<<<<

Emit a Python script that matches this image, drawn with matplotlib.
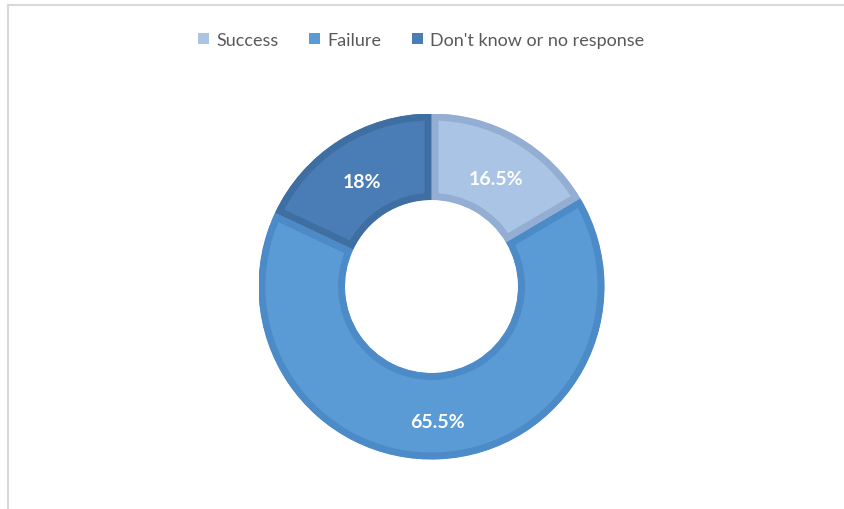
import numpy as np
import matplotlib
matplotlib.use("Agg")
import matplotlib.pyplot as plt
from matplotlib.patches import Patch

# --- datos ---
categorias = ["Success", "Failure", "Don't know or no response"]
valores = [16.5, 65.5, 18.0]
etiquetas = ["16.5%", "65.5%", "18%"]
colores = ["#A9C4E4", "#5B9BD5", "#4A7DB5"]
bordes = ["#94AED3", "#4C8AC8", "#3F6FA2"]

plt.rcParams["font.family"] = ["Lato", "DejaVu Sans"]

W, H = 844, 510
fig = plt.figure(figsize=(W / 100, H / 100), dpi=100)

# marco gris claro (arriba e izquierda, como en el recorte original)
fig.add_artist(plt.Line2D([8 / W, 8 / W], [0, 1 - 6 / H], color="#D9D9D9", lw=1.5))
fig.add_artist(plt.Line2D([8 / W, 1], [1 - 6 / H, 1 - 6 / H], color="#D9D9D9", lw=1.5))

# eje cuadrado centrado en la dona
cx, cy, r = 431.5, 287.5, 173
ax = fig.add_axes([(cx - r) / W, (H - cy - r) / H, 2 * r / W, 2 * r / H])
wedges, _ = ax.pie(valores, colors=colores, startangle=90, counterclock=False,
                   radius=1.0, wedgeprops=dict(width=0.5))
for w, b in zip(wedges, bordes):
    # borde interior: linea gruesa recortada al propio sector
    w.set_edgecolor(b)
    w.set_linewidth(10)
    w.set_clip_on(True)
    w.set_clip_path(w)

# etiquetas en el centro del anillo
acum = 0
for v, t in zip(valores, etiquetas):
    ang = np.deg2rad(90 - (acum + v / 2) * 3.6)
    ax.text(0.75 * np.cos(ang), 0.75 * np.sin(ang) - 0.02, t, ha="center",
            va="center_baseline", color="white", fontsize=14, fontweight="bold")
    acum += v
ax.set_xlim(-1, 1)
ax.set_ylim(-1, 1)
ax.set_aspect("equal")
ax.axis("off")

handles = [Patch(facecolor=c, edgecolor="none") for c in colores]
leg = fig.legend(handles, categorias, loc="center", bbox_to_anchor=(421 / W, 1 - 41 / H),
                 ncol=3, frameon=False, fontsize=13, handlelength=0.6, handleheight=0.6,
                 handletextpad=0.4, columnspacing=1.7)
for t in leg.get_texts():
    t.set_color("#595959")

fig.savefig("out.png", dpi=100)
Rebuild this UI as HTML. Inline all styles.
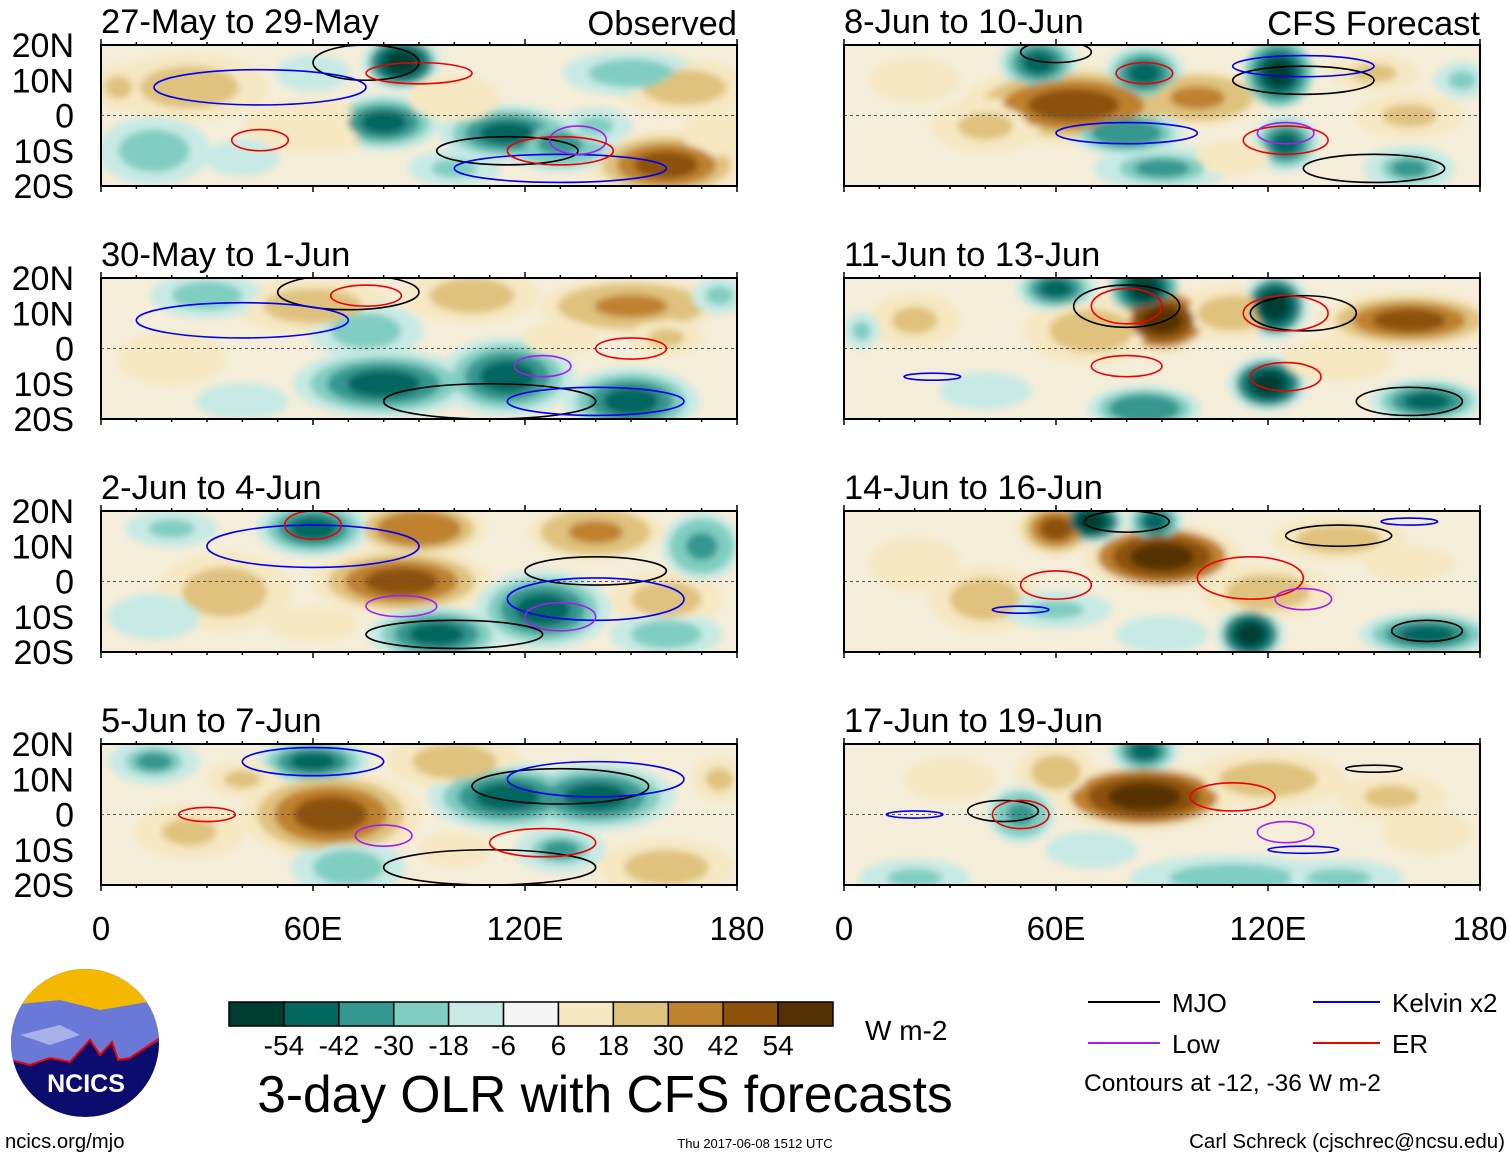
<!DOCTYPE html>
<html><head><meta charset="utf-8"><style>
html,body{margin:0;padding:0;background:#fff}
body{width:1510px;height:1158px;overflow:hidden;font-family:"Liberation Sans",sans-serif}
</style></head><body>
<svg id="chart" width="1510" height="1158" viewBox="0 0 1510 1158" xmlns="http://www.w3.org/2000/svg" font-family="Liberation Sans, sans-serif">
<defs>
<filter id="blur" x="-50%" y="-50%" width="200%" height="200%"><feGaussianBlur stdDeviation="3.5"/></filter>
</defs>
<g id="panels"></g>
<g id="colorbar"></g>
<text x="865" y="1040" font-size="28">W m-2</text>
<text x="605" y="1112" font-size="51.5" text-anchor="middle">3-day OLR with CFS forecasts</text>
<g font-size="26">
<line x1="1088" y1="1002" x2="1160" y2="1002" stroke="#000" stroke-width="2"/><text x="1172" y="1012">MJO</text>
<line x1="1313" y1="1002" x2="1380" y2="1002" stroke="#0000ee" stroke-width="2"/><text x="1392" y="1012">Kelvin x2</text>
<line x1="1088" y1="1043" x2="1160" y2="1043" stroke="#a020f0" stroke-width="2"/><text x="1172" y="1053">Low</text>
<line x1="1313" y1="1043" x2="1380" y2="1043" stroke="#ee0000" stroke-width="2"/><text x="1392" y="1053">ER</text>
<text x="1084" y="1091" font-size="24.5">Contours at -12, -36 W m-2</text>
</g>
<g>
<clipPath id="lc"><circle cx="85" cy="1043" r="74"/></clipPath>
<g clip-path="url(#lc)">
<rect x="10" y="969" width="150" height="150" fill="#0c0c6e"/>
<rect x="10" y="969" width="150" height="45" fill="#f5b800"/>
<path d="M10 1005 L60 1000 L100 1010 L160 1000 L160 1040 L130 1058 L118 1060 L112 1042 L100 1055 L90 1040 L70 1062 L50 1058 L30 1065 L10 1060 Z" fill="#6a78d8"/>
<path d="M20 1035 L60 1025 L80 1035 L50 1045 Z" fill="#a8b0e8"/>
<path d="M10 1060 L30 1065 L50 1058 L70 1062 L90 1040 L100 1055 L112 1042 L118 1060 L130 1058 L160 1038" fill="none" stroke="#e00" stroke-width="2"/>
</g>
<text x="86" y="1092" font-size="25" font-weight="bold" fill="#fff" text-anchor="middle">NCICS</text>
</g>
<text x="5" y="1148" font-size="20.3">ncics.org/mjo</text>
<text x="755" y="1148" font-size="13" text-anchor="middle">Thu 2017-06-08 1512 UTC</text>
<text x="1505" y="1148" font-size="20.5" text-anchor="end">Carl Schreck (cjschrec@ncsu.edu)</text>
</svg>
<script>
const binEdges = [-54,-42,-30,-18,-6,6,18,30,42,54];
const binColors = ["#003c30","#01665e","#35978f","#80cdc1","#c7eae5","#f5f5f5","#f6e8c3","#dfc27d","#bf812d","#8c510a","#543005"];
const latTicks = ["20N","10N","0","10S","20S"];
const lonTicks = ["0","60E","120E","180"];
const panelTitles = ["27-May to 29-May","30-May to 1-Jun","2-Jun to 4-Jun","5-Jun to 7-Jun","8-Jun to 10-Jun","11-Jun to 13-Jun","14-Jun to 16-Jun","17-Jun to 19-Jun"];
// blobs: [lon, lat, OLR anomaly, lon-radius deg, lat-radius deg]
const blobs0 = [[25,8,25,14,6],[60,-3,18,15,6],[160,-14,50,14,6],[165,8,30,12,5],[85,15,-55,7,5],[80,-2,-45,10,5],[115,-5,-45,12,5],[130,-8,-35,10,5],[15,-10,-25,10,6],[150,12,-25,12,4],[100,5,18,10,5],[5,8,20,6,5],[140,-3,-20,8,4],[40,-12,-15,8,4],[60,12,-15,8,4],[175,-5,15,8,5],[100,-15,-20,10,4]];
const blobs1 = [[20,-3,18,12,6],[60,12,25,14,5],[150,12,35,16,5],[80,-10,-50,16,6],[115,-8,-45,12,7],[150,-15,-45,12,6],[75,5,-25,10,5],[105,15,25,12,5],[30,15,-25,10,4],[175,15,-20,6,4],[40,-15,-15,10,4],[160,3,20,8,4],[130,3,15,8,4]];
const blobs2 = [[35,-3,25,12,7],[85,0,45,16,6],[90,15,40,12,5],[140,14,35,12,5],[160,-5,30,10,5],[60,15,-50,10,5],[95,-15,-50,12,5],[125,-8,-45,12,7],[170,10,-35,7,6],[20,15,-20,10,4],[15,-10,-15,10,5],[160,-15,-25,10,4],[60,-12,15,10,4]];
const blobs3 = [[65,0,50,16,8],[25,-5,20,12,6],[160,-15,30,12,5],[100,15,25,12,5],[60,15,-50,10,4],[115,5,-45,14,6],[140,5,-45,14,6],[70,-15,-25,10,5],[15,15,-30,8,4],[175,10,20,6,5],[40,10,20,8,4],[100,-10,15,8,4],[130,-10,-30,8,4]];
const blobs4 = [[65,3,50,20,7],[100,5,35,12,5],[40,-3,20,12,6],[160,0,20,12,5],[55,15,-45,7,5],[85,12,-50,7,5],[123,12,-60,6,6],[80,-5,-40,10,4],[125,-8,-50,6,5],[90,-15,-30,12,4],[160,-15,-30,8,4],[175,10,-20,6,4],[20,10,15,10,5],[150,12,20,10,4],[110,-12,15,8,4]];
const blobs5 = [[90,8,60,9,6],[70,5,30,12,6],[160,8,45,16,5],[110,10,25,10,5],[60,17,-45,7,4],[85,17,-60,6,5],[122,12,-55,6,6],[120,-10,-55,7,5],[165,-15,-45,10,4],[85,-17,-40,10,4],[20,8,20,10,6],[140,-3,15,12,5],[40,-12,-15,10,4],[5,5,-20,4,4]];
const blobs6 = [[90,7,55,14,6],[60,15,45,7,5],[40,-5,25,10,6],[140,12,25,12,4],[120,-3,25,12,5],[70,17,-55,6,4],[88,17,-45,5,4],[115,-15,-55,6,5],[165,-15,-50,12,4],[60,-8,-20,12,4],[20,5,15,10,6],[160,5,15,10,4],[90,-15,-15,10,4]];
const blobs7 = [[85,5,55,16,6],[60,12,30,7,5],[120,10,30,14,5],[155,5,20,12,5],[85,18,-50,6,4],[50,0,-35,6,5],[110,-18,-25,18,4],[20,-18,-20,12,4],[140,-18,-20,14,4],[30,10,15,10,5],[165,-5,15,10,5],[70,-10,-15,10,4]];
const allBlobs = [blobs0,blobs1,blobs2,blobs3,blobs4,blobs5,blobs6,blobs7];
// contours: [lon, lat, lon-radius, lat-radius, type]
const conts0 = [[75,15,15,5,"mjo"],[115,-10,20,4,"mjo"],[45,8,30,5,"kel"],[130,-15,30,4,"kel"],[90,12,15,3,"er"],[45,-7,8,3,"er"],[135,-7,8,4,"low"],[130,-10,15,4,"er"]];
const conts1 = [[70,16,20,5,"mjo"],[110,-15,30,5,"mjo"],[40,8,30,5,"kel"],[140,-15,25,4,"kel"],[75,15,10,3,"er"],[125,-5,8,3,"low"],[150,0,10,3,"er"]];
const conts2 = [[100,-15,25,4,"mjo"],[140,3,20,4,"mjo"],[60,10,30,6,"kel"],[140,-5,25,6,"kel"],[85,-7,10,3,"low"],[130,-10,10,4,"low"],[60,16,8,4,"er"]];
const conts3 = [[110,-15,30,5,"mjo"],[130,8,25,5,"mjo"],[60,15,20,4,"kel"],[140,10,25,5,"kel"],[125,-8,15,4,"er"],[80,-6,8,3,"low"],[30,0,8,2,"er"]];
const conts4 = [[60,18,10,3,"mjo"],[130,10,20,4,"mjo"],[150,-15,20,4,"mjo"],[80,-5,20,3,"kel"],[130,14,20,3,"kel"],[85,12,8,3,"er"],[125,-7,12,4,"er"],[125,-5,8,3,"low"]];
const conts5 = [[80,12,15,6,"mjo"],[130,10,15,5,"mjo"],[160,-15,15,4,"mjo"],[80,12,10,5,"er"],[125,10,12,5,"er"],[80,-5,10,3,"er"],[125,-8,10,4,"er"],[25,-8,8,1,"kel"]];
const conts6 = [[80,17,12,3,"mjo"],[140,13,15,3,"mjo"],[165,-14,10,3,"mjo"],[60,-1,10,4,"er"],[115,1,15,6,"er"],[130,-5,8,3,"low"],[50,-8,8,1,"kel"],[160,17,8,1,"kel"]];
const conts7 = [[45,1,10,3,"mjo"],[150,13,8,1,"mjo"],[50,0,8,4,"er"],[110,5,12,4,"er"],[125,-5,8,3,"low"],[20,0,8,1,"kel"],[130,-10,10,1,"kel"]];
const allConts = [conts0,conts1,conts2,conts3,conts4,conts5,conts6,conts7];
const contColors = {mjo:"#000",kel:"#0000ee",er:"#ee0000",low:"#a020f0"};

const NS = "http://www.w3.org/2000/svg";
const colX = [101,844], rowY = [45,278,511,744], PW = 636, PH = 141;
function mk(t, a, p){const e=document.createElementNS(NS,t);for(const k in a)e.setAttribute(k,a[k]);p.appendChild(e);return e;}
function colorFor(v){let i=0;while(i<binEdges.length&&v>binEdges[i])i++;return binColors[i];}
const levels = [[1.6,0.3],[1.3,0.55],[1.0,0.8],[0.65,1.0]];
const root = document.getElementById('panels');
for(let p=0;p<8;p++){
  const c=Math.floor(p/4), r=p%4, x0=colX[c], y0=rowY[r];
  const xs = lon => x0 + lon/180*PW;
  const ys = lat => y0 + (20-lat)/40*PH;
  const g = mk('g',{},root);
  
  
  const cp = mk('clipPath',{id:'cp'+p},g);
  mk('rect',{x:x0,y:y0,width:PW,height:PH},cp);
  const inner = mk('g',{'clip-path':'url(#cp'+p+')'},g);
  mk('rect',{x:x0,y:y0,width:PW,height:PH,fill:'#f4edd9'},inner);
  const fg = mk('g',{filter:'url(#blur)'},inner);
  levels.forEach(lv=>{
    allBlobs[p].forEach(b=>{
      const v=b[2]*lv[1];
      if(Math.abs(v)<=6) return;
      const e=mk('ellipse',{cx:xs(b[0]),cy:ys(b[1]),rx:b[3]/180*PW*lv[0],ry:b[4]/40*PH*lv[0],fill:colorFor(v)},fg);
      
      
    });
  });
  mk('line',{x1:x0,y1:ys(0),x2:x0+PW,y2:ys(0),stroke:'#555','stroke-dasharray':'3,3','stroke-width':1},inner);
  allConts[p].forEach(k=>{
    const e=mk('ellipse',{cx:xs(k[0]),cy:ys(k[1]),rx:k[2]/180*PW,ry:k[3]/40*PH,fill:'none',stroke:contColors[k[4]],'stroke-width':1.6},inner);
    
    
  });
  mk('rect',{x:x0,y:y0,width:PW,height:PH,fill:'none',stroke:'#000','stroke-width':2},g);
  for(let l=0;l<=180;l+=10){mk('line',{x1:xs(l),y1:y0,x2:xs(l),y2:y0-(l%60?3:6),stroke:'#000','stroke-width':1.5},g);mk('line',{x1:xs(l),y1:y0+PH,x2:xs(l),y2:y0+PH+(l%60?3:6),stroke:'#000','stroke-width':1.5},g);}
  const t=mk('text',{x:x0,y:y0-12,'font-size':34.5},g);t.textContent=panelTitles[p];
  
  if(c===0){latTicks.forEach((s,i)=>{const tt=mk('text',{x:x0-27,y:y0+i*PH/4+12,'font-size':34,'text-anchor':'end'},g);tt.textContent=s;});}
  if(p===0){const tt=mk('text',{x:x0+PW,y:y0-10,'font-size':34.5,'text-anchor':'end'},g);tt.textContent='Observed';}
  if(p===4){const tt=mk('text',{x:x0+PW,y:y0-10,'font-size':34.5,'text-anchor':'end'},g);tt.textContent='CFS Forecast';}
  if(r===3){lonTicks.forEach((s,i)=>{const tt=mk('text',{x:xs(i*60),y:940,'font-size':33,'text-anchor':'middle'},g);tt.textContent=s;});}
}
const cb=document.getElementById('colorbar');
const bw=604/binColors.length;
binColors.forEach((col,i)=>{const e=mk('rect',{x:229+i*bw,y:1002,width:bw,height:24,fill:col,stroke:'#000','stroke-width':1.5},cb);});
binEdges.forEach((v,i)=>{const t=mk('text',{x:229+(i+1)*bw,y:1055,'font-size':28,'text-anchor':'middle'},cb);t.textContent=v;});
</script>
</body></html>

>>>>

Leave out the pictures and restate, word for word, the lines from the top of the data through the line containing "fig = plt.figure(figsize=(W", both included.

EXERCISE RESPONSE:
Emit a Python script that matches this image, drawn with matplotlib.
import numpy as np
import matplotlib
matplotlib.use("Agg")
import matplotlib.pyplot as plt
from matplotlib.patches import Patch

# --- datos ---
categorias = ["Success", "Failure", "Don't know or no response"]
valores = [16.5, 65.5, 18.0]
etiquetas = ["16.5%", "65.5%", "18%"]
colores = ["#A9C4E4", "#5B9BD5", "#4A7DB5"]
bordes = ["#94AED3", "#4C8AC8", "#3F6FA2"]

plt.rcParams["font.family"] = ["Lato", "DejaVu Sans"]

W, H = 844, 510
fig = plt.figure(figsize=(W / 100, H / 100), dpi=100)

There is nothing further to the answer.